- GIVEN MATERIAL:
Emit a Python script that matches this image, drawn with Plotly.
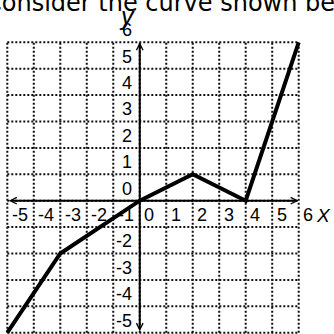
import plotly.graph_objects as go

# curve vertices
curve_x = [-5, -3, 0, 2, 4, 6]
curve_y = [-5, -2, 0, 1, 0, 6]

# grid and tick labels
grid_ticks = list(range(-5, 7))
x_labels = ["-5", "-4", "-3", "-2", "-1", "0", "1", "2", "3", "4", "5", "6"]
x_label_vals = [-5, -4, -3, -2, -1, 0, 1, 2, 3, 4, 5, 6]
y_labels = ["6", "5", "4", "3", "2", "1", "0", "-2", "-3", "-4", "-5"]
y_label_vals = [6, 5, 4, 3, 2, 1, 0, -2, -3, -4, -5]

lo, hi = grid_ticks[0], grid_ticks[-1]

fig = go.Figure()

# dotted grid, only inside [-5, 6]
gx, gy = [], []
for k in grid_ticks:
    gx += [k, k, None, lo, hi, None]
    gy += [lo, hi, None, k, k, None]
fig.add_trace(go.Scatter(x=gx, y=gy, mode='lines',
                         line=dict(color='#111', width=2, dash='2px,2px'),
                         hoverinfo='skip'))

# the curve
fig.add_trace(go.Scatter(x=curve_x, y=curve_y, mode='lines',
                         line=dict(color='black', width=4), hoverinfo='skip'))

ann = []
# axes with arrows at both ends
ann.append(dict(x=hi, y=0, ax=lo, ay=0, xref='x', yref='y', axref='x', ayref='y',
                text='', showarrow=True, arrowside='end+start', arrowhead=5,
                arrowsize=0.65, arrowwidth=2, arrowcolor='black'))
ann.append(dict(x=0, y=hi, ax=0, ay=lo, xref='x', yref='y', axref='x', ayref='y',
                text='', showarrow=True, arrowside='end+start', arrowhead=5,
                arrowsize=0.65, arrowwidth=2, arrowcolor='black'))

lab_font = dict(family='Liberation Sans, Arial', size=18, color='black')
for t, v in zip(x_labels, x_label_vals):
    ann.append(dict(x=v + 0.1, y=-0.55, xref='x', yref='y', text=t, showarrow=False,
                    xanchor='left', yanchor='middle', font=lab_font))
for t, v in zip(y_labels, y_label_vals):
    ann.append(dict(x=-0.2, y=v + 0.46, xref='x', yref='y', text=t, showarrow=False,
                    xanchor='right', yanchor='middle', font=lab_font))

# axis names
ann.append(dict(x=6.58, y=-0.55, xref='x', yref='y', text='<i>X</i>', showarrow=False,
                xanchor='left', yanchor='middle',
                font=dict(family='Liberation Sans, Arial', size=19, color='black')))
ann.append(dict(x=-0.48, y=6.98, xref='x', yref='y', text='<i>y</i>', showarrow=False,
                xanchor='center', yanchor='middle',
                font=dict(family='Liberation Sans, Arial', size=25, color='black')))

# cut-off sentence at the top
ann.append(dict(x=-17.5 / 334, y=1 - 3 / 334, xref='paper', yref='paper',
                text='Consider the curve shown below.', showarrow=False,
                xanchor='left', yanchor='middle',
                font=dict(family='DejaVu Sans', size=24, color='black')))

fig.update_layout(
    annotations=ann,
    width=334, height=334, autosize=False,
    showlegend=False,
    margin=dict(l=0, r=0, t=0, b=0),
    plot_bgcolor='white', paper_bgcolor='white',
    xaxis=dict(range=[-5.2756, 7.333], visible=False, fixedrange=True),
    yaxis=dict(range=[-5.05, 7.602], visible=False, fixedrange=True),
)

fig.write_html("out.html", config=dict(displayModeBar=False),
               post_script="document.body.style.margin='0';")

- REQUIRED WORK: Write out exactly the opening lines of the data, stopping after the line that holds "fig = go.Figure()". Exclude pictures.

- RESPONSE TO THE TASK:
Emit a Python script that matches this image, drawn with Plotly.
import plotly.graph_objects as go

# curve vertices
curve_x = [-5, -3, 0, 2, 4, 6]
curve_y = [-5, -2, 0, 1, 0, 6]

# grid and tick labels
grid_ticks = list(range(-5, 7))
x_labels = ["-5", "-4", "-3", "-2", "-1", "0", "1", "2", "3", "4", "5", "6"]
x_label_vals = [-5, -4, -3, -2, -1, 0, 1, 2, 3, 4, 5, 6]
y_labels = ["6", "5", "4", "3", "2", "1", "0", "-2", "-3", "-4", "-5"]
y_label_vals = [6, 5, 4, 3, 2, 1, 0, -2, -3, -4, -5]

lo, hi = grid_ticks[0], grid_ticks[-1]

fig = go.Figure()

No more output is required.